The open source Eclipse Foundation secured another ally when Computer Associates International agreed to join and contribute code to the Eclipse Test and Performance Tools Platform (TPTP) project.
Members of the TPTP Top-Level project are building a standards-based
platform that software developers can use to fashion tools for tracing/profiling, tuning, logging, monitoring, analysis and autonomics in computing systems.
Eclipse’s TPTP Project Management Committee (PMC) has also chosen CA to spearhead the TPTP Monitoring Tools project, according to a statement.

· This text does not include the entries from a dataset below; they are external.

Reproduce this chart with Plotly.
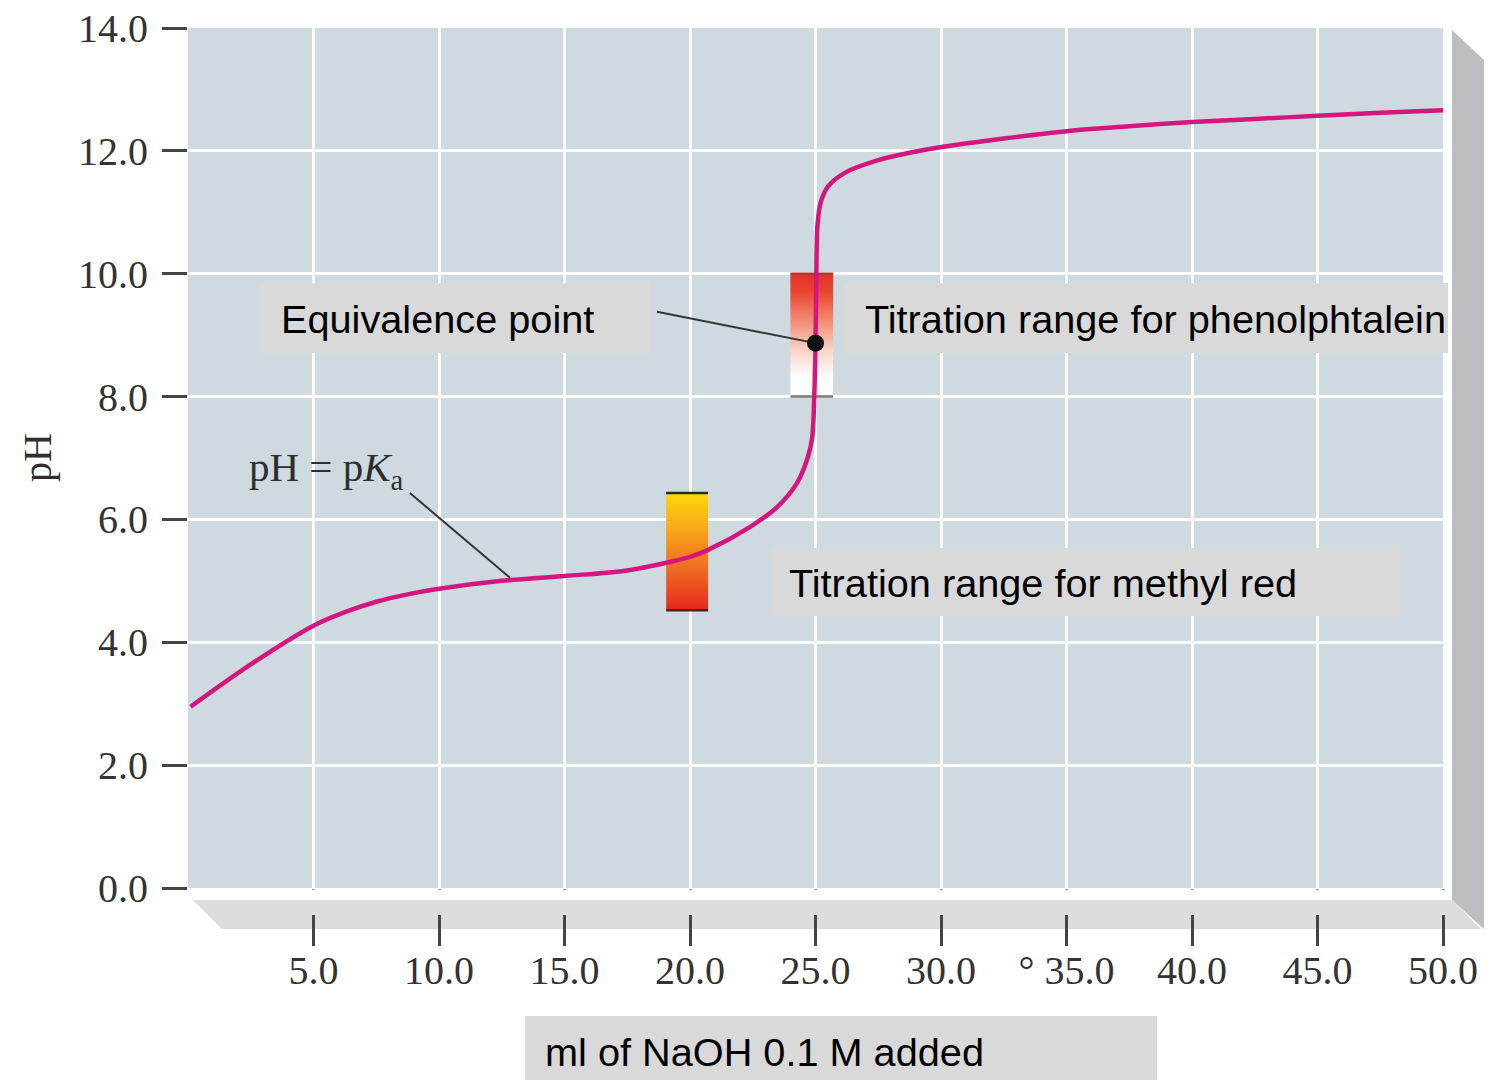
import plotly.graph_objects as go

# ---------------- data ----------------
volume_ml = [0.1, 2.5, 5.0, 6.25, 7.5, 8.75, 10.0, 12.5, 15.0, 17.5, 20.0, 20.7,
             22.4, 23.47, 24.26, 24.7, 24.87, 24.95, 25.0, 25.03, 25.08, 25.2, 25.5, 26.2,
             27.5, 29.0, 30.5, 32.5, 35.0, 37.5, 40.0, 42.5, 45.0, 47.5, 50.0]
ph_values = [2.95, 3.64, 4.27, 4.49, 4.66, 4.78, 4.87, 5.00, 5.08, 5.17, 5.39,
             5.50, 5.88, 6.20, 6.59, 7.02, 7.34, 8.00, 8.87, 9.90, 10.80, 11.15, 11.42,
             11.65, 11.85, 11.99, 12.09, 12.20, 12.32, 12.40, 12.47, 12.52, 12.57, 12.62,
             12.66]

equiv_x = [25.0]
equiv_ph = [8.87]

phenol_x = [24.0, 25.7]
phenol_ph = [8.0, 10.0]
methyl_x = [19.05, 20.72]
methyl_ph = [4.52, 6.43]

x_ticks = [5, 10, 15, 20, 25, 30, 35, 40, 45, 50]
x_tick_labels = ["5.0", "10.0", "15.0", "20.0", "25.0", "30.0", "° 35.0", "40.0", "45.0", "50.0"]
y_ticks = [0, 2, 4, 6, 8, 10, 12, 14]
y_tick_labels = ["0.0", "2.0", "4.0", "6.0", "8.0", "10.0", "12.0", "14.0"]

eq_leader_x = [18.68, 25.0]
eq_leader_ph = [9.38, 8.87]
pka_leader_x = [8.84, 12.83]
pka_leader_ph = [6.43, 5.05]

label_equiv = "Equivalence point"
label_phenol = "Titration range for phenolphtalein"
label_methyl = "Titration range for methyl red"
label_xtitle = "ml of NaOH 0.1 M added"
label_ytitle = "pH"
label_pka = "pH = p<i>K</i><sub>a</sub>"

# ---------------- layout helpers (pixel -> paper) ----------------
W, H = 1488, 1080
L, R, T, B = 188, 1443, 28, 888


def px(p):
    return (p - L) / (R - L)


def py(p):
    return (B - p) / (B - T)


SERIF = "Liberation Serif, Times New Roman, serif"
SANS = "Liberation Sans, Arial, Helvetica, sans-serif"
BOX = "#d9d9d9"

fig = go.Figure()

# indicator range bars (vertical gradients)
fig.add_trace(go.Scatter(
    x=[phenol_x[0], phenol_x[1], phenol_x[1], phenol_x[0], phenol_x[0]],
    y=[phenol_ph[0], phenol_ph[0], phenol_ph[1], phenol_ph[1], phenol_ph[0]],
    mode="lines", line=dict(width=0), fill="toself",
    fillgradient=dict(type="vertical", start=phenol_ph[0], stop=phenol_ph[1],
                      colorscale=[[0, "#ffffff"], [0.15, "#ffffff"], [0.38, "#fbd3c6"],
                                  [0.62, "#f28b72"], [0.85, "#e9452f"], [1, "#e3302a"]]),
    hoverinfo="skip", showlegend=False))
fig.add_trace(go.Scatter(
    x=[methyl_x[0], methyl_x[1], methyl_x[1], methyl_x[0], methyl_x[0]],
    y=[methyl_ph[0], methyl_ph[0], methyl_ph[1], methyl_ph[1], methyl_ph[0]],
    mode="lines", line=dict(width=0), fill="toself",
    fillgradient=dict(type="vertical", start=methyl_ph[0], stop=methyl_ph[1],
                      colorscale=[[0, "#e5281e"], [0.35, "#f06a22"], [0.68, "#f7a51a"],
                                  [1, "#ffd80a"]]),
    hoverinfo="skip", showlegend=False))
# bar edges
for xs, yv, col in [(phenol_x, phenol_ph[1], "#b8322a"), (phenol_x, phenol_ph[0], "#7a7a7a"),
                    (methyl_x, methyl_ph[1], "#2a2a2a"), (methyl_x, methyl_ph[0], "#3a2a2a")]:
    fig.add_trace(go.Scatter(x=xs, y=[yv, yv], mode="lines",
                             line=dict(color=col, width=2.5),
                             hoverinfo="skip", showlegend=False))

# leader lines
fig.add_trace(go.Scatter(x=eq_leader_x, y=eq_leader_ph, mode="lines",
                         line=dict(color="#333333", width=2), showlegend=False))
fig.add_trace(go.Scatter(x=pka_leader_x, y=pka_leader_ph, mode="lines",
                         line=dict(color="#333333", width=2), showlegend=False))

# titration curve
fig.add_trace(go.Scatter(x=volume_ml, y=ph_values, mode="lines",
                         line=dict(color="#d4167f", width=4.5, shape="spline", smoothing=0.9),
                         showlegend=False))

# equivalence point
fig.add_trace(go.Scatter(x=equiv_x, y=equiv_ph, mode="markers",
                         marker=dict(color="#111111", size=17), showlegend=False))

shapes = []
# bevel: right face
shapes.append(dict(type="path", xref="paper", yref="paper", layer="below",
                   path=f"M {px(1452)} {py(30)} L {px(1484)} {py(60)} L {px(1484)} {py(929)} "
                        f"L {px(1452)} {py(900)} Z",
                   fillcolor="#bcbec1", line=dict(width=0)))
# bevel: bottom face
shapes.append(dict(type="path", xref="paper", yref="paper", layer="below",
                   path=f"M {px(193)} {py(900)} L {px(1452)} {py(900)} L {px(1481)} {py(929)} "
                        f"L {px(222)} {py(929)} Z",
                   fillcolor="#dcdde0", line=dict(width=0)))
# cover upper part of x tick marks (ticks start inside the bevel)
shapes.append(dict(type="rect", xref="paper", yref="paper", layer="above",
                   x0=px(189), x1=px(1452), y0=py(900), y1=py(889.6),
                   fillcolor="#ffffff", line=dict(width=0)))
shapes.append(dict(type="path", xref="paper", yref="paper", layer="above",
                   path=f"M {px(193)} {py(900)} L {px(1452)} {py(900)} L {px(1467)} {py(915)} "
                        f"L {px(208)} {py(915)} Z",
                   fillcolor="#dcdde0", line=dict(width=0)))
# text boxes
for x0, x1, y0, y1 in [(260, 650, 283, 353), (843, 1448, 283, 353),
                       (770, 1400, 548, 616), (525, 1157, 1016, 1080)]:
    shapes.append(dict(type="rect", xref="paper", yref="paper", layer="above",
                       x0=px(x0), x1=px(x1), y0=py(y1), y1=py(y0),
                       fillcolor=BOX, line=dict(width=0)))

annotations = []
for txt, x, y in [(label_equiv, 279, 319), (label_phenol, 863, 319),
                  (label_methyl, 787, 583), (label_xtitle, 543, 1052)]:
    annotations.append(dict(text=txt, xref="paper", yref="paper", x=px(x), y=py(y),
                            xanchor="left", yanchor="middle", showarrow=False,
                            font=dict(family=SANS, size=39.7, color="#000000")))
annotations.append(dict(text=label_pka, xref="x", yref="y", x=2.35, y=6.8,
                        xanchor="left", yanchor="middle", showarrow=False,
                        font=dict(family=SERIF, size=41, color="#2e2e2e")))
annotations.append(dict(text=label_ytitle, xref="paper", yref="paper", x=px(37), y=py(458),
                        xanchor="center", yanchor="middle", textangle=-90, showarrow=False,
                        font=dict(family=SERIF, size=40, color="#2e2e2e")))

fig.update_layout(
    template="none",
    width=W, height=H,
    margin=dict(l=L, r=W - R, t=T, b=H - B, pad=0, autoexpand=False),
    paper_bgcolor="#ffffff", plot_bgcolor="#cfd9e0",
    shapes=shapes, annotations=annotations, showlegend=False,
    xaxis=dict(range=[0, 50], tickvals=x_ticks, ticktext=x_tick_labels, automargin=False,
               showgrid=True, gridcolor="#ffffff", gridwidth=3, zeroline=False,
               showline=False, ticks="outside", ticklen=57, tickwidth=2.5,
               tickcolor="#444444", ticklabelstandoff=-10,
               tickfont=dict(family=SERIF, size=40, color="#333333")),
    yaxis=dict(range=[0, 14], tickvals=y_ticks, ticktext=y_tick_labels, automargin=False,
               showgrid=True, gridcolor="#ffffff", gridwidth=3, zeroline=False,
               showline=False, ticks="outside", ticklen=25, tickwidth=2.5,
               tickcolor="#444444", ticklabelstandoff=6,
               tickfont=dict(family=SERIF, size=40, color="#333333")),
)

fig.write_html("out.html", config={"displayModeBar": False},
               post_script="document.body.style.margin='0';")
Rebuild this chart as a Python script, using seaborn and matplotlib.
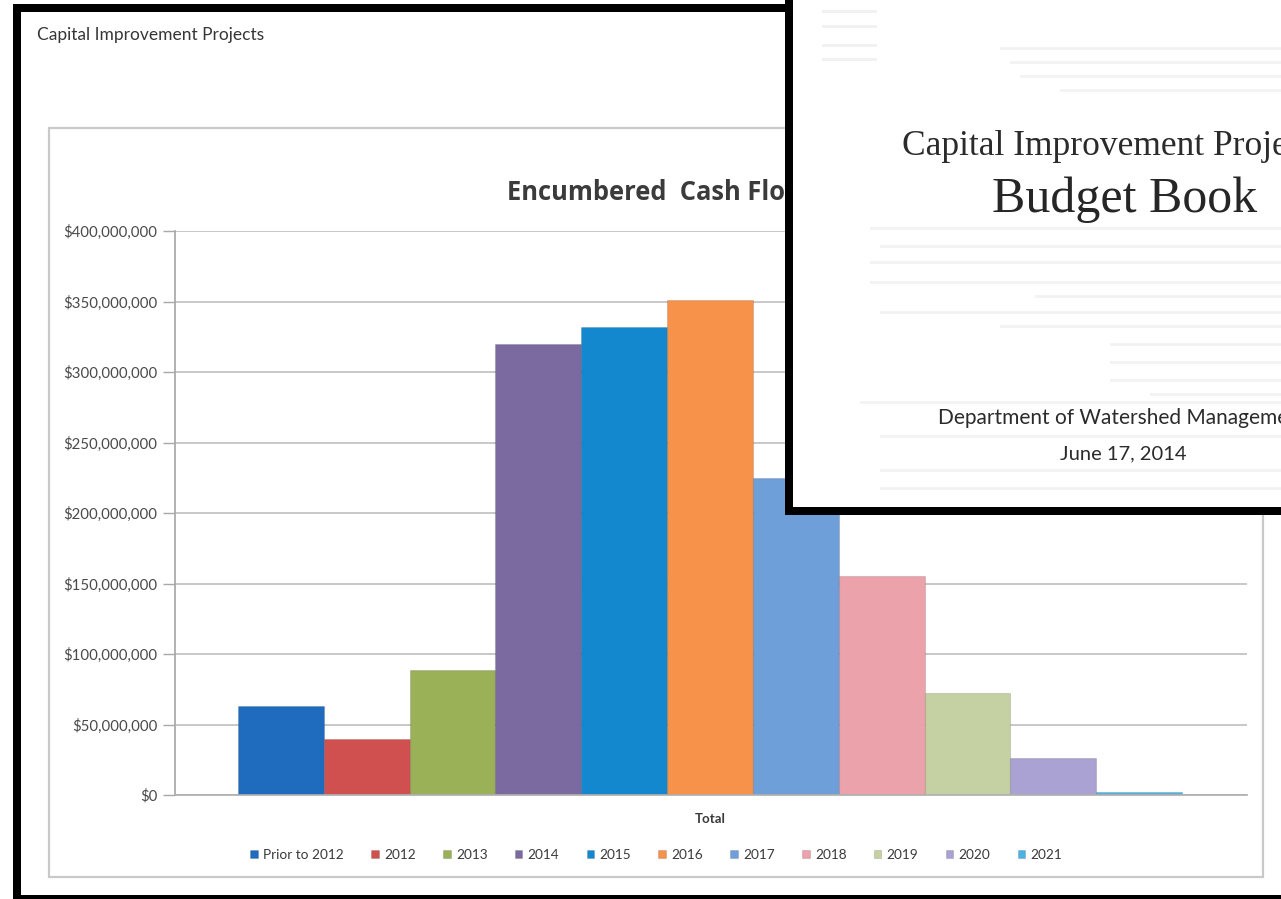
import matplotlib
matplotlib.use("Agg")
import matplotlib.pyplot as plt
import pandas as pd
import seaborn as sns
from matplotlib.patches import Rectangle
from matplotlib.ticker import FuncFormatter

# ---- data -------------------------------------------------------------
years = ["Prior to 2012", "2012", "2013", "2014", "2015", "2016",
         "2017", "2018", "2019", "2020", "2021"]
amounts = [63_000_000, 40_000_000, 89_000_000, 320_000_000, 332_000_000,
           351_000_000, 225_000_000, 155_000_000, 72_000_000, 26_000_000,
           2_000_000]
bar_colors = ["#1f6cbf", "#d0504f", "#9bb158", "#7b6a9f", "#1488cf",
              "#f7924b", "#6f9fd9", "#eba2ab", "#c6d1a3", "#a9a2d2",
              "#4cb3e2"]
y_ticks = [0, 50_000_000, 100_000_000, 150_000_000, 200_000_000,
           250_000_000, 300_000_000, 350_000_000, 400_000_000]
category = "Total"
chart_title = "Encumbered  Cash Flow"
page_header = "Capital Improvement Projects"
cover_lines = ["Capital Improvement Projects", "Budget Book",
               "Department of Watershed Management", "June 17, 2014"]

df = pd.DataFrame({"group": [category] * len(years),
                   "year": years, "amount": amounts})

# ---- figure -----------------------------------------------------------
W, H = 1281, 899
sns.set_theme(style="white")
plt.rcParams["font.family"] = ["Lato", "DejaVu Sans"]
fig = plt.figure(figsize=(W / 100, H / 100), dpi=100)
fig.patch.set_facecolor("white")


def px_axes(x0, y0, x1, y1, z):
    return fig.add_axes([x0 / W, 1 - y1 / H, (x1 - x0) / W, (y1 - y0) / H],
                        zorder=z)


# page background layer (pixel coordinates, origin top-left)
bg = px_axes(0, 0, W, H, 0)
bg.set_xlim(0, W)
bg.set_ylim(H, 0)
bg.axis("off")
bg.add_patch(Rectangle((49, 128), 1263 - 49, 877 - 128, fill=False,
                       edgecolor="#c9c9c9", lw=1.6))
bg.text(37, 35, page_header, fontsize=12.5, color="#363636", va="center",
        ha="left")
bg.text(507, 193, chart_title, family=["Open Sans", "DejaVu Sans"],
        fontsize=18.4, fontweight="bold", color="#3b3b3b", va="center",
        ha="left")

# ---- bar chart --------------------------------------------------------
ax = px_axes(175, 231, 1247, 795, 1)
ax.set_facecolor("none")
sns.barplot(data=df, x="group", y="amount", hue="year", hue_order=years,
            palette=bar_colors, saturation=1, width=0.8806, ax=ax,
            edgecolor=(0, 0, 0, 0.12), linewidth=0.8)
ax.set_xlim(-0.4991, 0.5009)
ax.set_ylim(0, 400_000_000)
ax.set_yticks(y_ticks)
ax.yaxis.set_major_formatter(FuncFormatter(lambda v, _: f"${v:,.0f}"))
ax.yaxis.grid(True, color="#b9b9b9", lw=1.1)
ax.set_axisbelow(True)
ax.set_xlabel("")
ax.set_ylabel("")
for side in ("top", "right"):
    ax.spines[side].set_visible(False)
ax.spines["left"].set_color("#a8a8a8")
ax.spines["bottom"].set_color("#b0b0b0")
ax.tick_params(axis="y", length=8.5, width=1, color="#a8a8a8",
               labelsize=10.8, labelcolor="#4a4a4a", pad=4, left=True)
ax.tick_params(axis="x", length=0, labelsize=9.5, labelcolor="#3a3a3a",
               pad=13)
for t in ax.get_xticklabels():
    t.set_fontweight("bold")

sns.move_legend(ax, "center", bbox_to_anchor=(0.449, -0.106), ncol=11,
                frameon=False, title=None, fontsize=9.8,
                handlelength=0.55, handleheight=0.55, handletextpad=0.4,
                columnspacing=2.0, labelcolor="#3a3a3a")

# ---- frame and cover page overlay -------------------------------------
ov = px_axes(0, 0, W, H, 5)
ov.set_xlim(0, W)
ov.set_ylim(H, 0)
ov.axis("off")
ov.patch.set_alpha(0)

# black page frame
ov.add_patch(Rectangle((13, 4), 8, 895, color="black", lw=0))
ov.add_patch(Rectangle((13, 4), 780, 8, color="black", lw=0))
ov.add_patch(Rectangle((13, 895), W - 13, 5, color="black", lw=0))

# cover page card
ov.add_patch(Rectangle((785, -5), 520, 520, facecolor="white", lw=0))
# faint print-through lines on the cover sheet
faint = "#f3f3f3"
for x0, x1, yy in [(1000, 1281, 48), (1010, 1281, 62), (1020, 1281, 76),
                   (1060, 1281, 90), (870, 1281, 228), (880, 1281, 246),
                   (870, 1281, 262), (870, 1281, 282), (1035, 1281, 296),
                   (880, 1281, 312), (1000, 1281, 326), (1110, 1281, 344),
                   (1110, 1281, 362), (1110, 1281, 380), (1150, 1281, 394),
                   (860, 1281, 402), (880, 1281, 436), (880, 1281, 470),
                   (880, 1281, 488)]:
    ov.add_patch(Rectangle((x0, yy - 1.5), x1 - x0, 3, color=faint, lw=0))
for yy in (10, 25, 44, 58):
    ov.add_patch(Rectangle((822, yy), 55, 2.5, color="#f1f1f1", lw=0))

ov.add_patch(Rectangle((785, -5), 8, 520, color="black", lw=0))
ov.add_patch(Rectangle((785, 507), 520, 8, color="black", lw=0))

ov.text(902, 155, cover_lines[0], family=["Liberation Serif", "DejaVu Serif"],
        fontsize=25.5, color="#2b2b2b", ha="left", va="baseline")
ov.text(1125, 212, cover_lines[1], family=["Liberation Serif", "DejaVu Serif"],
        fontsize=36, color="#262626", ha="center", va="baseline")
ov.text(938, 418, cover_lines[2], fontsize=15, color="#2b2b2b",
        ha="left", va="center")
ov.text(1123, 454, cover_lines[3], fontsize=14.5, color="#2b2b2b",
        ha="center", va="center")

fig.savefig("out.png", dpi=100, facecolor="white")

Work for aligning CA with Eclipse is already under way: CA has worked closely
with the Eclipse Project to integrate its AllFusion Harvest Change Manager
with Eclipse 3.0.
AllFusion Harvest Change Manager manages software lifecycles to improve the
quality of traditional and Web-based applications. Access of the AllFusion
application from any Eclipse environment provides a single console for
changes and helps meet government record-keeping and compliance guidelines.
Computer Associates competes with IBM , HP
,
Mercury Interactive and Serena Software
in the market for management software.
Eclipse has been on a development roll since severing
long-time ties with IBM, which had dumped $40 million to fund the project,
prompting rivals such as Sun Microsystems
to perceive Big Blue as the mastermind behind the
organization.
Sun, which supports its own developer’s platform called
NetBeans, flirted with
joining Eclipse. But neither Eclipse nor Sun have been able to bridge the
technical and philosophical gaps associated with two distinct organizations.
The group appointed
former Oracle employee Mike Milinkovich executive director last spring and
reorganized into a tiered structure, committing itself to completing open source and
commercial projects. In June, the group rolled out
the third version of the Java-based Eclipse tools platform.